Zelenskyy, for his part, made clear he was sceptical of any assurances Macron may have received from Putin.
“I do not really trust words, I believe that every politician can be transparent by taking concrete steps,” the Ukrainian leader said.
Zelenskyy said he hoped a meeting of high-ranking officials on Thursday in Berlin would pave the way for a summit with the leaders of Ukraine, Russia, France and Germany – the so-called Normandy format – aimed at reviving the stalled peace plan for Kyiv’s conflict with Moscow-backed separatists.
The Normandy format talks between Russia and Ukraine were brokered by France and Germany in 2015 and helped end large-scale hostilities in eastern Ukraine but the conflict has continued to simmer ever since.
Al Jazeera’s Hoda Abdel-Hamid, reporting from Kyiv, said Macron is “clearly pushing forward with the Normandy Format” in relation to the continuing tensions.
“This is a format whereby France, Germany, Ukraine and Russia sit at the same table to try to find some sort of political compromise,” Abdel-Hamid said. “It is one of the few formats where Ukraine and Russia sit face-to-face and can have some sort of direct talk.”
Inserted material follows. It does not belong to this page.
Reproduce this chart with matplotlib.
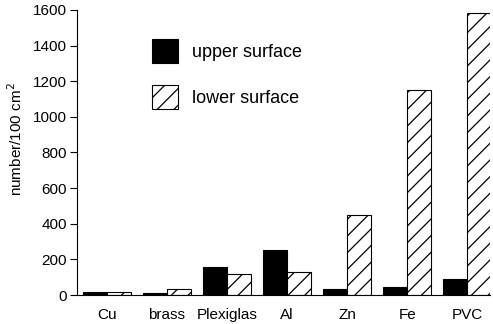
import matplotlib.pyplot as plt
import numpy as np

plt.rcParams["font.family"] = ["Liberation Sans", "DejaVu Sans"]
plt.rcParams["hatch.linewidth"] = 0.9

materials = ["Cu", "brass", "Plexiglas", "Al", "Zn", "Fe", "PVC"]
upper_surface = [15, 12, 155, 250, 35, 45, 90]
lower_surface = [15, 35, 120, 130, 450, 1150, 1585]

fig = plt.figure(figsize=(4.93, 3.24), dpi=100)
ax = fig.add_axes([0.156, 0.0895, 0.838, 0.880])

x = np.arange(len(materials))
width = 0.4
ax.bar(x - width / 2, upper_surface, width, color="black", edgecolor="black",
       linewidth=0.8, label="upper surface")
ax.bar(x + width / 2, lower_surface, width, color="white", edgecolor="black",
       linewidth=0.8, hatch="//", label="lower surface")

ax.set_xlim(-0.5, 6.38)
ax.set_ylim(0, 1600)
ax.set_yticks(range(0, 1601, 200))
ax.set_xticks(x)
ax.set_xticklabels(materials, fontsize=11)
ax.tick_params(axis="x", length=0, pad=9)
ax.tick_params(axis="y", labelsize=11, length=5, width=0.8, pad=2,
               direction="out")
ax.set_ylabel("number/100 cm$^2$", fontsize=11)
ax.yaxis.set_label_coords(-0.125, 0.547)

for side in ["top", "right"]:
    ax.spines[side].set_visible(False)
ax.spines["left"].set_linewidth(0.8)
ax.spines["bottom"].set_linewidth(0.8)

ax.legend(loc="upper left", bbox_to_anchor=(0.161, 0.93), frameon=False,
          borderpad=0, fontsize=13, handlelength=1.4, handleheight=1.65,
          labelspacing=1.25, handletextpad=0.8)

fig.savefig("out.png", dpi=100)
Later on Tuesday, Macron arrived in Berlin for talks with the leaders of Germany and Poland with the leaders of the three countries expressing their joint support for Ukrainian sovereignty, and the implementation of the Minsk ceasefire agreement.
NATO chief issues warning
As Macron sought a diplomatic solution with Kyiv, United States President Joe Biden ramped up the pressure on Moscow on Monday by warning he would “end” the controversial new Nord Stream 2 gas pipeline from Russia to Europe if tanks rolled into Ukraine.
Biden’s declaration at a news conference with German Chancellor Olaf Scholz was the bluntest so far on the fate of the massive pipeline, which is complete but has yet to begin delivering natural gas.
Meanwhile, the US and the European Union have threatened Russia with sanctions if it attacks Ukraine. Moscow, still Europe’s biggest energy supplier despite already being under sanctions since seizing Ukraine’s Crimean peninsula in 2014, has largely dismissed new sanctions as an empty threat.
While Western countries have stood together to back Ukraine, they disagree about the likelihood of war. French officials have suggested they think Washington has overstated the threat, and Kyiv itself has also played down the likelihood of a large-scale invasion.
NATO chief Jens Stoltenberg, asked in an interview with CNN how likely it was that Russia would invade, said, “There’s no certainty but what we see is a continued military buildup with more and more forces … The warning time is going down and the risk of an attack is going up.”